だから、ボランティアは楽しいし、どこまでも自由です。

少なくとも、私はそうです。

 

私の場合は、ほぼ趣味と言ってもいいかもしれません(実際、家族や職場には「趣味です。気にしないでね。」と言っています。)。

「正しく立派なことをやっている。」なんて思いたくないし、思われたくないのです。

「正しい」などという自分にしか通用しないメジャーを持ち出した途端に、活動の純粋性や自由さを失いそうな気がするのです。

 

「あなたのために私はこんなに犠牲を払って頑張っているんです。」などと思われたい人はいないと思います。

私ならば、「そのようなことを思うくらいなら、いっそのこと放っておいてほしい。」と思います。

「猫のために、私はこんなにも沢山、人生の大切な物事を犠牲にしてきました。」と言うことは、(愛猫家でない私ではありますが)かえって猫に失礼なのでは?なんて思ったりします。

 

だから、「もしも辛いのなら、無理することはない」し、「自分や家族の生活を犠牲にするなんて、もってのほか」だし、「楽しくないのならば何かが間違っているので、楽しくない原因をきちんと究明し、楽しい活動に変えていかないと、貴重な人生の時間を費やすにはもったいなすぎる」というのが、私の考えです。

 

本日は、少々過激な言い回しがあったかもしれません。

誰かを傷つける意図は全くありませんので、その点だけはご理解ください。

こんなことを書いていますが、ついつい無理をして頑張ってしまう愛猫家さんが、実は大好きです。

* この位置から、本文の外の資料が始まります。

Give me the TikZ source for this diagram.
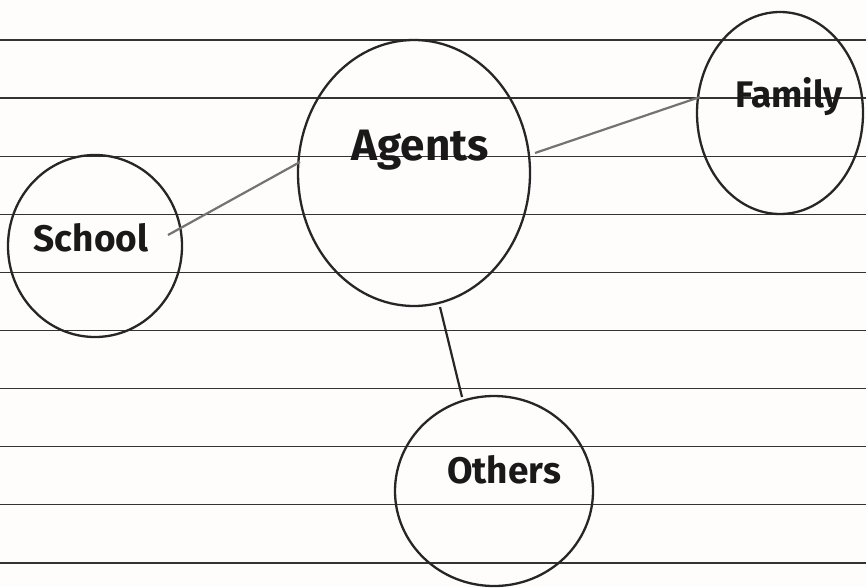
\documentclass[tikz,border=0pt]{standalone}
\usepackage{fontspec}
\setmainfont{Fira Sans}
\begin{document}
\begin{tikzpicture}[x=1pt,y=-1pt,
  ruled/.style={draw=black!80, line width=1.3pt},
  bubble/.style={draw=black!85, line width=2.3pt},
  link/.style={draw=black!55, line width=2.2pt},
  hand/.style={font=\bfseries, text=black!90, inner sep=0pt}]
\fill[white!96!pink] (0,0) rectangle (866,587);
\useasboundingbox (0,0) rectangle (866,587);
% ruled lines
\foreach \k in {0,...,9}{
  \draw[ruled] (0,{40+58.1*\k}) -- (866,{40+58.1*\k});
}
% circles
\draw[bubble] (95,246) ellipse [x radius=87, y radius=91];
\draw[bubble] (414,173) ellipse [x radius=116, y radius=133];
\draw[bubble] (780,113) ellipse [x radius=83, y radius=101];
\draw[bubble] (494,491) ellipse [x radius=99, y radius=95];
% labels
\node[hand, font=\bfseries\fontsize{37}{44}\selectfont] (school) at (91,238) {School};
\node[hand, font=\bfseries\fontsize{44}{52}\selectfont] (agents) at (420,150) {Agents};
\node[hand, font=\bfseries\fontsize{37}{44}\selectfont] (family) at (789,97) {Family};
\node[hand, font=\bfseries\fontsize{37}{44}\selectfont] (others) at (504,470) {Others};
% named anchors for connectors
\coordinate (sA) at (168,235);
\coordinate (aS) at (300,162);
\coordinate (aF) at (535,153);
\coordinate (fA) at (700,97);
\coordinate (aO) at (440,307);
\coordinate (oA) at (462,397);
\draw[link] (sA) -- (aS);
\draw[link] (aF) -- (fA);
\draw[link, black!85] (aO) -- (oA);
\end{tikzpicture}
\end{document}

何故なのでしょうかね。書いたことと矛盾していますよね。

たぶん感情の問題なのだと思います。

一所懸命な人って、感情が揺さぶられるし、応援しないではいられない。

ということなのだと思います。昔から涙腺弱いし。

だからこそ、無理をしないでほしいなぁ、って強く思うのかもしれませんね。

2018年5月 7日 (月)

「うちの行政は・・・」

行政側との付き合い方が分からない、という声をよく聞きます。

「やる気がないからダメだ」なんていう声も・・・。

私の思うところを以下に記します。ヒントになればよいのですが・・・。

 

1 行政マンは、組織の一員です。ですので、独断で何か新しいことを決めることはできません。
一般の会社員の方も、自分だけで新しい事業を決めることはできず、上司と相談して、組織として決定していると思います。
行政マンも同じです。
したがって、担当者に一方的に何かを要求しても、問題は解決しません。

2 行政マンは、市民から預かった血税を使って仕事をしています。
血税(=公金)を使っている以上、「市民生活の向上」が行政の命題であり、「猫の命を守る」ことよりも優先されます。
ですので、「飼い主のいない猫対策は、市民生活の向上につながる(=市民の困りごとが減る)」という論点が、重要なポイントになります。

3 結局、誰と何をする場合でも同じだと思いますが、信頼関係をいかに構築するかに尽きます。
行政マンも人間ですので、地域社会のため(=市民生活のため)に良心的に頑張っている人を見れば、「ありがたい」という気持ちになります。
そうやって、信頼関係が出来上がってくれば、物事は前に進みやすくなります。

関係が出来てきたら、地域猫活動セミナーの開催をお勧めします。地域の方、ボランティアさん、行政が、セミナーという同じ場でともに学ぶことは、意義深いことだと思います。

 

もちろん、現実には、色々なことがあると思いますが・・・。

私の思うところは、こんな感じです。